What is your perspective on the growing number of provider-sponsored health plans?
I think they’re interesting. I’m not sure where that phenomenon will land. But what I can say is that they don’t provide optimal choice; and in the United States of America, people want choice, right? It’s a very closed system. And I used to work at Kaiser Permanente, and it’s an amazing organization, but their model doesn’t work in every market. They were in Texas, and they didn’t do well there. Healthcare isn’t a one-size-fits-all proposition. So you’ll continue to see a lot of different models. And you’ll always have the market dynamic of, who’s the bigger bear?
Inevitably, then, different models will emerge in different markets, correct?
Yes, and with different people. And you might have one market with high Medicare Advantage, for example, and another not. So I think it’s the market dynamics that will drive this.
Given all this, what should c-suite leaders in integrated health systems be thinking about right now?

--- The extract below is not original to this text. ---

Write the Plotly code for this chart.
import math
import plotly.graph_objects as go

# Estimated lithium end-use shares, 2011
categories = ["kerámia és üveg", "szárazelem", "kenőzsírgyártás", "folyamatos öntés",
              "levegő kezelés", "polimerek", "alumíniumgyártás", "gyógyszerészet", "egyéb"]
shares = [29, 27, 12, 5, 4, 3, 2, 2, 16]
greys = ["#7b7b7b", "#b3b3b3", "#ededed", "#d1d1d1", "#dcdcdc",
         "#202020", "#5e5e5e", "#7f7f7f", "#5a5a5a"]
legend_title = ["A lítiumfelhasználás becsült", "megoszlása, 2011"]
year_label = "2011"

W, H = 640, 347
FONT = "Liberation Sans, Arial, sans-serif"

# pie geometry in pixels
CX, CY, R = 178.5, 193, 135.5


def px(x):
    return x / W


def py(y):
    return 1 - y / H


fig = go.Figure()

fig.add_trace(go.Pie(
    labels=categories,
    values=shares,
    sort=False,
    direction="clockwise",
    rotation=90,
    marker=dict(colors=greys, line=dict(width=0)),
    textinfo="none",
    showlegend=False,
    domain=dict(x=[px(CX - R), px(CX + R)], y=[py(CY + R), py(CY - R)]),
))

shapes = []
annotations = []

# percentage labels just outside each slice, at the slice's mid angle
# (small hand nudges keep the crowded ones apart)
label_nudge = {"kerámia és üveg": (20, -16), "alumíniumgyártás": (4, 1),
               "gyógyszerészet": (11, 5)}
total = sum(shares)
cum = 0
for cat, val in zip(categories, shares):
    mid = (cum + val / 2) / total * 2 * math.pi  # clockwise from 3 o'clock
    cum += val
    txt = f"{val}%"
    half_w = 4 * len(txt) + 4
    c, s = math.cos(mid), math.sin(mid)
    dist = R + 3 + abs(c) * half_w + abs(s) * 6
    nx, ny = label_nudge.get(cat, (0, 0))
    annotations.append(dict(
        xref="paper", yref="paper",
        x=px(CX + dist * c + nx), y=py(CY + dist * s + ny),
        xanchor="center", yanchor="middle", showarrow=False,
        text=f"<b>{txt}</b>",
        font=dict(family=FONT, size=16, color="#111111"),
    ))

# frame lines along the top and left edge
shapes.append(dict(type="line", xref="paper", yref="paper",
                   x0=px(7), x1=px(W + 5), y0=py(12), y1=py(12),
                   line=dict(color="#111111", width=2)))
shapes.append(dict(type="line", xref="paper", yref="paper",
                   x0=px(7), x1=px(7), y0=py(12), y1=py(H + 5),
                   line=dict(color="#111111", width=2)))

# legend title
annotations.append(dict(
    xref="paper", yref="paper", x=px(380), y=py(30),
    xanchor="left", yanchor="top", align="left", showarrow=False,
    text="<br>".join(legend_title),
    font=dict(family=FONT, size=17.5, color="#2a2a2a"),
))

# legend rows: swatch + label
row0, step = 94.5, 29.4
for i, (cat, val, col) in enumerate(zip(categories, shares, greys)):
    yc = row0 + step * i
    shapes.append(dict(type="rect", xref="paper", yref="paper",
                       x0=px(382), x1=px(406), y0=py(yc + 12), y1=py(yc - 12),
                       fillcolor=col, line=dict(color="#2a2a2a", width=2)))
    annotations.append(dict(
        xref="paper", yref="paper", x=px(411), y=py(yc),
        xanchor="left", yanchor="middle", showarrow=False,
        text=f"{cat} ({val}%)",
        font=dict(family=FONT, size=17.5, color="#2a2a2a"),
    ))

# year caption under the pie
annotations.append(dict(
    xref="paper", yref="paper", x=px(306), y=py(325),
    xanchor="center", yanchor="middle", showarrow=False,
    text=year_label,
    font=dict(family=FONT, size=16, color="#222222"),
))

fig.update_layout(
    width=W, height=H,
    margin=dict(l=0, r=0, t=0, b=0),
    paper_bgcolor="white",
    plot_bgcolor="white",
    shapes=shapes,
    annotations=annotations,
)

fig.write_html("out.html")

I would ask them, what do you want to be when they grow up? Do you want to be an insurance company? I mean, risk can be difficult. What does your population look like? Is it large enough to take on that kind of risk? Risk management is what payers do: they have actuaries and risk managers. And though it might sound sexy to own it all, it takes real expertise to make it work. And they still have to fill beds.
So, one phrase we’ve been hearing for several years now is the phrase “one foot in the boat, one foot on the shore,” meaning that a patient care organization has a mix of value-based and risk-based contracting and discounted fee-for-service reimbursement, all at the same time. How does one navigate that complexity, in your view?

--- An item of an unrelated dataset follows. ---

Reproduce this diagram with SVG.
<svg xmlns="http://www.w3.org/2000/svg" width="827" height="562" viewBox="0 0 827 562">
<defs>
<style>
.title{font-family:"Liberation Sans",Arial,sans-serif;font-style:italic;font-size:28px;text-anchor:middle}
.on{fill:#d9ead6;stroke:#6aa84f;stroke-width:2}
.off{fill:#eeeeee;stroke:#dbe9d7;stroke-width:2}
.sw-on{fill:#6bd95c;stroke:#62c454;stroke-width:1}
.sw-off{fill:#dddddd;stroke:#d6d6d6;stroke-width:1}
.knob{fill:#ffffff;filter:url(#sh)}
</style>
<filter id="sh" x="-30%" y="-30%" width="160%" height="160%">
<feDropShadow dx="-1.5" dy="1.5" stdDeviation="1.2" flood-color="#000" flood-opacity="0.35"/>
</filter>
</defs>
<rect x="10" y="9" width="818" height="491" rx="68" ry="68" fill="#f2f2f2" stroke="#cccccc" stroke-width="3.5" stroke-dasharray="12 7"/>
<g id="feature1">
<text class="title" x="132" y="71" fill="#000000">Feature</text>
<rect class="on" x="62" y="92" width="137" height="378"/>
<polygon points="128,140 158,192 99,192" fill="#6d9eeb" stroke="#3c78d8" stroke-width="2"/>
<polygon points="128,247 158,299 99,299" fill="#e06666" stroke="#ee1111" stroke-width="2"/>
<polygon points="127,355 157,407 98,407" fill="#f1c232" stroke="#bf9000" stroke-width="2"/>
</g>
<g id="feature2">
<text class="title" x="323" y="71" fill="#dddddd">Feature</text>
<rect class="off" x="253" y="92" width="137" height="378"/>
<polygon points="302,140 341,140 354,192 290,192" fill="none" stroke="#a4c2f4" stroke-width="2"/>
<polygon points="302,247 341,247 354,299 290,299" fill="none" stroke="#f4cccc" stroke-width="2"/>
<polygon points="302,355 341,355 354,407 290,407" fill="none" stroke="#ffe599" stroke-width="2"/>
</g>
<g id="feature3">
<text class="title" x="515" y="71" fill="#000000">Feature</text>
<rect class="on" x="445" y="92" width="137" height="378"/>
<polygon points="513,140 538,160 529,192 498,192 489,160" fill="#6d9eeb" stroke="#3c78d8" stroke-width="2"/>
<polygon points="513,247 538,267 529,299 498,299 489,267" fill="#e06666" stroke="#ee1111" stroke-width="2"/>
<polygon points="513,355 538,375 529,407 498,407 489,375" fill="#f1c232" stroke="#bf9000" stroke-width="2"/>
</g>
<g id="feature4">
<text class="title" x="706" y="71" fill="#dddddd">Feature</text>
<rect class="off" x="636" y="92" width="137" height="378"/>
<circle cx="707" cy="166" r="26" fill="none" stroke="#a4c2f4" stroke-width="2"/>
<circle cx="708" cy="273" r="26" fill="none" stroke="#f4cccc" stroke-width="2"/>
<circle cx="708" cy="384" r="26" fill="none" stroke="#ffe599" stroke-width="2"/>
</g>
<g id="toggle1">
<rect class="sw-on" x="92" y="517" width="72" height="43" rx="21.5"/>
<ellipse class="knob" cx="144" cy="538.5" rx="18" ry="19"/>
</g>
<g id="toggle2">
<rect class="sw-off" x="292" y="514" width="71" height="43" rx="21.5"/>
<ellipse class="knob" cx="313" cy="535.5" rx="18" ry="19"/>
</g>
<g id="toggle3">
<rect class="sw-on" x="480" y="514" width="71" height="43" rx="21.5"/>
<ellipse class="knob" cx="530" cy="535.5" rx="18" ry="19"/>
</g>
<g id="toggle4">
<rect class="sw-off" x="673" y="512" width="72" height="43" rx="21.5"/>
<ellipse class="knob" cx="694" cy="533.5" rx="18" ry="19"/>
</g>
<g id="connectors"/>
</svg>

I actually think that some of these hospital systems are taking on too much risk. And if you are going to take on risk, be prepared. Health plan models are probably much more sophisticated. So what do you want to achieve in your negotiations? And going into the negotiation understanding that payer models have more data and information than you!
And all this reminds me of what it was like many years ago, when you could buy a build-it-yourself house that you could order through the Sears catalog. We’re talking about the 1950s and 1960s now, to be clear.
Yes; the reality is that it’s not an easy thing to succeed in value-based and especially risk-based payment. And in that game, the payers are way ahead of the providers in gaming out the possibilities because they have more data. And as a hospital-based integrated health system, you still need to fill beds and make sure the physicians’ schedules are optimized. And all those things can be conflicted; you have to think about value instead of volume. So it will take a tremendous mindshift for those provider executives to succeed.
Can hospital-based health systems take on some level of downside risk, and survive?
It depends. The thing I worry about is, how much astray from their mission does that take you? If your mission is to take care of people and you’re now taking on risk management, well, there are others in the industry that do that really, really well already. I find everybody’s thinking, oh, my revenue will skyrocket with capitation, but if you don’t have the right risk mitigation protocols, you won’t do well. Payers understand risk, it is the foundation of insurance. And it’s mission versus money. Some people rush to capitation, because they see a much bigger payout. But if they’re going to start taking on the role of the payer, will they start to take on the individual providers who have the sickest patients? You need some of the healthy people to balance out that risk. So, figure out a way that you can still stay true to your mission, and leverage the payer for what you need them for, which is to handle risk. And yes, it takes superb data analytics to be successful.